__Extracted entries__.

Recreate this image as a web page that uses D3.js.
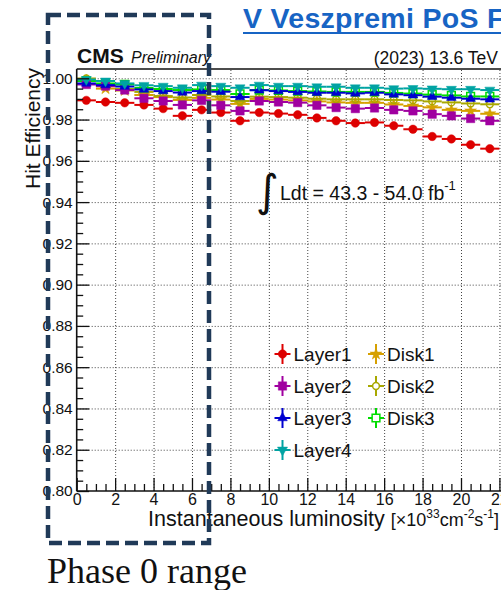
<!DOCTYPE html>
<html>
<head>
<meta charset="utf-8">
<script src="https://cdn.jsdelivr.net/npm/d3@7"></script>
<style>
  html, body { margin: 0; padding: 0; background: #ffffff; overflow: hidden; }
  svg { display: block; font-family: "Liberation Sans", Arial, sans-serif; }
</style>
</head>
<body>
<script>
// Luminosity bins (centres, x10^33 cm^-2 s^-1), each bin is 1 unit wide
const binCenters = [0.5, 1.5, 2.5, 3.5, 4.5, 5.5, 6.5, 7.5, 8.5, 9.5, 10.5,
                    11.5, 12.5, 13.5, 14.5, 15.5, 16.5, 17.5, 18.5, 19.5, 20.5, 21.5];
const binHalfWidth = 0.5;

// Hit efficiency per layer / disk
const layer1 = [0.9893, 0.9885, 0.9881, 0.9871, 0.9853, 0.9818, 0.9847, 0.9834, 0.9794, 0.9834, 0.9829,
                0.9823, 0.9808, 0.9794, 0.9783, 0.9786, 0.9770, 0.9753, 0.9718, 0.9706, 0.9678, 0.9659];
const layer2 = [0.9970, 0.9962, 0.9943, 0.9903, 0.9890, 0.9871, 0.9893, 0.9869, 0.9842, 0.9890, 0.9885,
                0.9882, 0.9869, 0.9858, 0.9853, 0.9856, 0.9847, 0.9842, 0.9826, 0.9818, 0.9805, 0.9794];
const layer3 = [0.9975, 0.9967, 0.9960, 0.9946, 0.9938, 0.9931, 0.9938, 0.9935, 0.9909, 0.9942, 0.9938,
                0.9934, 0.9930, 0.9930, 0.9927, 0.9930, 0.9922, 0.9918, 0.9911, 0.9906, 0.9901, 0.9898];
const layer4 = [0.9994, 0.9987, 0.9975, 0.9966, 0.9962, 0.9954, 0.9967, 0.9962, 0.9954, 0.9967, 0.9962,
                0.9962, 0.9959, 0.9959, 0.9954, 0.9954, 0.9950, 0.9951, 0.9949, 0.9947, 0.9947, 0.9943];
const disk1  = [0.9989, 0.9950, 0.9941, 0.9919, 0.9909, 0.9895, 0.9905, 0.9897, 0.9876, 0.9900, 0.9897,
                0.9893, 0.9888, 0.9883, 0.9881, 0.9881, 0.9873, 0.9866, 0.9859, 0.9847, 0.9842, 0.9828];
const disk2  = [0.9999, 0.9962, 0.9948, 0.9934, 0.9914, 0.9907, 0.9919, 0.9912, 0.9890, 0.9911, 0.9909,
                0.9906, 0.9901, 0.9898, 0.9898, 0.9898, 0.9895, 0.9893, 0.9888, 0.9883, 0.9878, 0.9874];
const disk3  = [0.9987, 0.9975, 0.9970, 0.9953, 0.9948, 0.9943, 0.9946, 0.9943, 0.9924, 0.9943, 0.9941,
                0.9938, 0.9936, 0.9934, 0.9934, 0.9934, 0.9929, 0.9926, 0.9921, 0.9917, 0.9912, 0.9912];

const seriesNames = ["Layer1", "Layer2", "Layer3", "Layer4", "Disk1", "Disk2", "Disk3"];

// Axis ticks
const yTicks = [0.80, 0.82, 0.84, 0.86, 0.88, 0.90, 0.92, 0.94, 0.96, 0.98, 1.00];
const yMinorTicks = d3.range(0, 41).map(i => 0.80 + i * 0.005);
const xTicks = [0, 2, 4, 6, 8, 10, 12, 14, 16, 18, 20, 22];
const xMinorTicks = d3.range(0, 49).map(i => i * 0.5);

// Plot ranges
const xMin = 0, xMax = 24;
const yMin = 0.80, yMax = 1.0045;

// ---- drawing ----
const W = 501, H = 590;
const plot = { left: 76.7, right: 76.7 + 24 * 19.215, top: 69, bottom: 491 };

const svg = d3.select("body").append("svg").attr("width", W).attr("height", H);

const x = d3.scaleLinear().domain([xMin, xMax]).range([plot.left, plot.right]);
const y = d3.scaleLinear().domain([yMin, yMax]).range([plot.bottom, plot.top]);

// dotted grid
const grid = svg.append("g");
grid.append("g")
  .attr("transform", `translate(${plot.left},0)`)
  .call(d3.axisLeft(y).tickValues(yTicks.filter(v => v > yMin)).tickSize(-(plot.right - plot.left)).tickFormat(""))
  .call(g => g.select(".domain").remove())
  .selectAll("line").attr("stroke", "#444").attr("stroke-width", 1).attr("stroke-dasharray", "1,2");
grid.append("g")
  .attr("transform", `translate(0,${plot.bottom})`)
  .call(d3.axisBottom(x).tickValues(xTicks.filter(v => v > xMin)).tickSize(-(plot.bottom - plot.top)).tickFormat(""))
  .call(g => g.select(".domain").remove())
  .selectAll("line").attr("stroke", "#444").attr("stroke-width", 1).attr("stroke-dasharray", "1,2");

// series styles
const styles = {
  Layer1: { values: layer1, color: "#dd0000", symbol: d3.symbolCircle,   size: 56, fill: true,  rotate: 0 },
  Layer2: { values: layer2, color: "#a000a0", symbol: d3.symbolSquare,   size: 70, fill: true,  rotate: 0 },
  Layer3: { values: layer3, color: "#0000d0", symbol: d3.symbolTriangle, size: 40, fill: true,  rotate: 0 },
  Layer4: { values: layer4, color: "#00a3a3", symbol: d3.symbolTriangle, size: 44, fill: true,  rotate: 180 },
  Disk1:  { values: disk1,  color: "#d6a000", symbol: d3.symbolStar,     size: 44, fill: true,  rotate: 0 },
  Disk2:  { values: disk2,  color: "#a8a800", symbol: d3.symbolCircle,   size: 36, fill: false, rotate: 0 },
  Disk3:  { values: disk3,  color: "#00dd00", symbol: d3.symbolSquare,   size: 60, fill: false, rotate: 0 }
};

const drawOrder = ["Disk1", "Disk2", "Disk3", "Layer1", "Layer2", "Layer3", "Layer4"];
const dataLayer = svg.append("g");
drawOrder.forEach(name => {
  const s = styles[name];
  const pts = binCenters.map((c, i) => ({ c, v: s.values[i] }));
  const g = dataLayer.append("g");
  g.selectAll("line.xerr").data(pts).enter().append("line")
    .attr("x1", d => x(d.c - binHalfWidth)).attr("x2", d => x(d.c + binHalfWidth))
    .attr("y1", d => y(d.v)).attr("y2", d => y(d.v))
    .attr("stroke", s.color).attr("stroke-width", 2);
  g.selectAll("path.mk").data(pts).enter().append("path")
    .attr("d", d3.symbol().type(s.symbol).size(s.size))
    .attr("transform", d => `translate(${x(d.c)},${y(d.v)}) rotate(${s.rotate})`)
    .attr("fill", s.fill ? s.color : "#ffffff")
    .attr("fill-opacity", s.fill ? 1 : 0)
    .attr("stroke", s.color).attr("stroke-width", s.fill ? 0.5 : 1.5);
});

// axes with inward ticks
const axes = svg.append("g");
const yAxis = axes.append("g").attr("transform", `translate(${plot.left},0)`)
  .call(d3.axisLeft(y).tickValues(yTicks).tickSize(-12.5).tickPadding(4).tickFormat(d3.format(".2f")));
yAxis.select(".domain").remove();
yAxis.selectAll("line").attr("stroke", "#111").attr("stroke-width", 1.3);
yAxis.selectAll("text").attr("fill", "#111")
  .style("font-size", "15.5px").style("font-family", "'Liberation Sans', Arial, sans-serif");

const yMinor = axes.append("g").attr("transform", `translate(${plot.left},0)`)
  .call(d3.axisLeft(y).tickValues(yMinorTicks.filter(v => !yTicks.some(t => Math.abs(t - v) < 1e-6))).tickSize(-6.5).tickFormat(""));
yMinor.select(".domain").remove();
yMinor.selectAll("line").attr("stroke", "#111").attr("stroke-width", 1.3);

const xAxis = axes.append("g").attr("transform", `translate(0,${plot.bottom})`)
  .call(d3.axisBottom(x).tickValues(xTicks).tickSize(-13).tickPadding(3).tickFormat(d3.format("d")));
xAxis.select(".domain").remove();
xAxis.selectAll("line").attr("stroke", "#111").attr("stroke-width", 1.3);
xAxis.selectAll("text").attr("fill", "#111")
  .style("font-size", "16px").style("font-family", "'Liberation Sans', Arial, sans-serif");

const xMinor = axes.append("g").attr("transform", `translate(0,${plot.bottom})`)
  .call(d3.axisBottom(x).tickValues(xMinorTicks.filter(v => v % 2 !== 0)).tickSize(-7).tickFormat(""));
xMinor.select(".domain").remove();
xMinor.selectAll("line").attr("stroke", "#111").attr("stroke-width", 1.3);

// frame
axes.append("line").attr("x1", plot.left).attr("x2", plot.left).attr("y1", plot.top).attr("y2", plot.bottom)
  .attr("stroke", "#111").attr("stroke-width", 1.6);
axes.append("line").attr("x1", plot.left).attr("x2", plot.right).attr("y1", plot.bottom).attr("y2", plot.bottom)
  .attr("stroke", "#111").attr("stroke-width", 1.6);
axes.append("line").attr("x1", plot.left).attr("x2", plot.right).attr("y1", plot.top).attr("y2", plot.top)
  .attr("stroke", "#111").attr("stroke-width", 1.6);

// axis titles
svg.append("text")
  .attr("transform", `translate(40,${plot.top - 1}) rotate(-90)`)
  .attr("text-anchor", "end").attr("font-size", 21).attr("fill", "#111")
  .text("Hit Efficiency");

const xt = svg.append("text").attr("x", 499).attr("y", 526).attr("text-anchor", "end")
  .attr("font-size", 21.5).attr("fill", "#111");
xt.append("tspan").text("Instantaneous luminosity ");
xt.append("tspan").attr("font-size", 18).text("[×10");
xt.append("tspan").attr("font-size", 12).attr("dy", -8).text("33");
xt.append("tspan").attr("font-size", 18).attr("dy", 8).text("cm");
xt.append("tspan").attr("font-size", 12).attr("dy", -8).text("-2");
xt.append("tspan").attr("font-size", 18).attr("dy", 8).text("s");
xt.append("tspan").attr("font-size", 12).attr("dy", -8).text("-1");
xt.append("tspan").attr("font-size", 18).attr("dy", 8).text("]");

// header labels
svg.append("text").attr("x", 77).attr("y", 63).attr("font-size", 21).attr("font-weight", "bold")
  .attr("fill", "#111").text("CMS");
svg.append("text").attr("x", 131).attr("y", 63).attr("font-size", 16).attr("font-style", "italic")
  .attr("fill", "#111").text("Preliminary");
svg.append("text").attr("x", 498).attr("y", 64).attr("text-anchor", "end").attr("font-size", 17.5)
  .attr("fill", "#111").text("(2023) 13.6 TeV");

// integrated luminosity
svg.append("text").attr("x", 256).attr("y", 206).attr("font-size", 44)
  .style("font-family", "'DejaVu Sans', sans-serif").attr("fill", "#111").text("∫");
const lum = svg.append("text").attr("x", 280).attr("y", 200).attr("font-size", 19.5).attr("fill", "#111");
lum.append("tspan").text("Ldt = 43.3 - 54.0 fb");
lum.append("tspan").attr("font-size", 13).attr("dy", -10).text("-1");

// legend
const legendPos = {
  Layer1: [282.5, 354], Layer2: [282.5, 386], Layer3: [282.5, 418], Layer4: [282.5, 450],
  Disk1: [376, 354], Disk2: [376, 386], Disk3: [376, 418]
};
const legend = svg.append("g");
seriesNames.forEach(name => {
  const s = styles[name];
  const [lx, ly] = legendPos[name];
  const g = legend.append("g").attr("transform", `translate(${lx},${ly})`);
  g.append("line").attr("x1", -8).attr("x2", 8).attr("y1", 0).attr("y2", 0)
    .attr("stroke", s.color).attr("stroke-width", 2);
  g.append("line").attr("x1", 0).attr("x2", 0).attr("y1", -10).attr("y2", 10)
    .attr("stroke", s.color).attr("stroke-width", 2);
  g.append("path").attr("d", d3.symbol().type(s.symbol).size(s.size))
    .attr("transform", `rotate(${s.rotate})`)
    .attr("fill", s.fill ? s.color : "#ffffff")
    .attr("stroke", s.color).attr("stroke-width", s.fill ? 0.5 : 1.5);
  g.append("text").attr("x", 11).attr("y", 7).attr("font-size", 19).attr("fill", "#111").text(name);
});

// presentation title
svg.append("text").attr("x", 243).attr("y", 28).attr("font-size", 28.5).attr("font-weight", "bold")
  .attr("letter-spacing", 0.3).attr("fill", "#1764c4").text("V Veszpremi PoS F");
svg.append("line").attr("x1", 243).attr("x2", 501).attr("y1", 33).attr("y2", 33)
  .attr("stroke", "#1764c4").attr("stroke-width", 2);

// highlighted low-luminosity range
svg.append("rect").attr("x", 48).attr("y", 15).attr("width", 161).attr("height", 528)
  .attr("fill", "none").attr("stroke", "#203a58").attr("stroke-width", 4.5)
  .attr("stroke-dasharray", "13,6");
svg.append("text").attr("x", 47).attr("y", 583).attr("fill", "#111")
  .style("font-size", "36px").style("font-family", "'Liberation Serif', 'Times New Roman', serif")
  .text("Phase 0 range");
</script>
</body>
</html>
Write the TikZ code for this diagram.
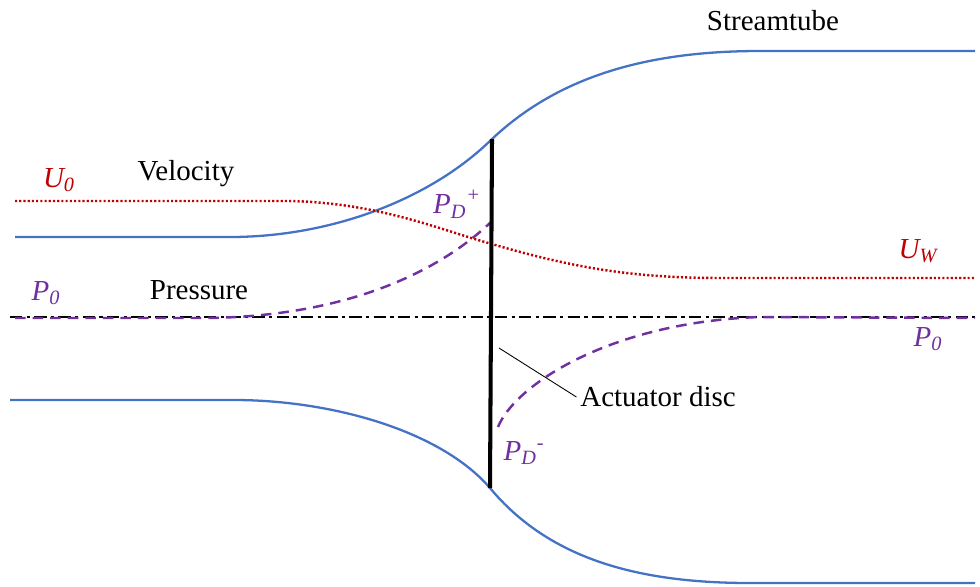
\documentclass[tikz,border=0pt]{standalone}
\usepackage{fontspec}
\setmainfont{Liberation Serif}
\usetikzlibrary{positioning}
\definecolor{TubeBlue}{HTML}{4472C4}
\definecolor{FlowRed}{HTML}{C00000}
\definecolor{PressPurple}{HTML}{7030A0}
\tikzset{
  tubeline/.style={draw=TubeBlue, line width=1.3pt},
  velline/.style={draw=FlowRed, line width=1.4pt, dash pattern=on 1.2pt off 1.2pt},
  presline/.style={draw=PressPurple, line width=1.4pt, dash pattern=on 6pt off 4pt},
  axisline/.style={draw=black, line width=0.7pt, dash pattern=on 7pt off 2.5pt on 1.8pt off 2.5pt},
  discline/.style={draw=black, line width=2.3pt},
  plainlabel/.style={font=\fontsize{16.5}{20}\selectfont, inner sep=2pt},
  redlabel/.style={plainlabel, text=FlowRed, font=\fontsize{16.5}{20}\selectfont\itshape},
  purplabel/.style={plainlabel, text=PressPurple, font=\fontsize{16.5}{20}\selectfont\itshape},
}

\begin{document}
\begin{tikzpicture}[x=0.02cm, y=-0.02cm]
  \useasboundingbox (0,0) rectangle (980,586);

  % streamtube
  \draw[tubeline] (15,237) -- (230,237) .. controls (330,237) and (430,200) .. (492,139)
    .. controls (560,75) and (650,51) .. (760,51) -- (975,51);
  \draw[tubeline] (10,400) -- (234,400) .. controls (330,400) and (440,430) .. (490,488)
    .. controls (550,560) and (640,583) .. (750,583) -- (975,583);

  % centre line
  \draw[axisline] (10,317) -- (975,317);

  % velocity
  \draw[velline] (15,201) -- (290,201) .. controls (380,203) and (440,230) .. (492,244)
    .. controls (580,270) and (640,278) .. (723,278) -- (975,278);

  % pressure
  \draw[presline] (15,318) -- (200,318) .. controls (330,318) and (430,280) .. (491,222);
  \draw[presline] (498,427) .. controls (515,385) and (610,322) .. (760,317) -- (975,318);

  % actuator disc
  \coordinate (disctop) at (492,139);
  \coordinate (discbot) at (490,488);
  \draw[discline] (disctop) -- (discbot);

  % labels
  \node[plainlabel] (tube) at (773,21) {Streamtube};
  \node[plainlabel] (vel) at (186,174) {Velocity};
  \node[plainlabel] (pres) at (199,290) {Pressure};
  \node[plainlabel] (adisc) at (658,397) {Actuator disc};
  \node[redlabel] (u0) at (59,180) {U\textsubscript{0}};
  \node[redlabel] (uw) at (918,251) {U\textsubscript{W}};
  \node[purplabel] (p0l) at (46,293) {P\textsubscript{0}};
  \node[purplabel] (p0r) at (928,339) {P\textsubscript{0}};
  \node[purplabel] (pdp) at (457,204) {P\textsubscript{D}\raisebox{1pt}{\textsuperscript{+}}};
  \node[purplabel] (pdm) at (524,453) {P\textsubscript{D}\textsuperscript{-}};

  % pointer to the disc
  \coordinate (discptr) at (499,348);
  \draw[line width=0.5pt] (discptr) -- (adisc.west);

\end{tikzpicture}
\end{document}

__Brief__.
Set down again, exactly, the lines of the material above from its first line to the one with "const binHalfWidth = 0.5;", inclusive. Leave the pictures out.

__Solution for this task__.
Recreate this image as a web page that uses D3.js.
<!DOCTYPE html>
<html>
<head>
<meta charset="utf-8">
<script src="https://cdn.jsdelivr.net/npm/d3@7"></script>
<style>
  html, body { margin: 0; padding: 0; background: #ffffff; overflow: hidden; }
  svg { display: block; font-family: "Liberation Sans", Arial, sans-serif; }
</style>
</head>
<body>
<script>
// Luminosity bins (centres, x10^33 cm^-2 s^-1), each bin is 1 unit wide
const binCenters = [0.5, 1.5, 2.5, 3.5, 4.5, 5.5, 6.5, 7.5, 8.5, 9.5, 10.5,
                    11.5, 12.5, 13.5, 14.5, 15.5, 16.5, 17.5, 18.5, 19.5, 20.5, 21.5];
const binHalfWidth = 0.5;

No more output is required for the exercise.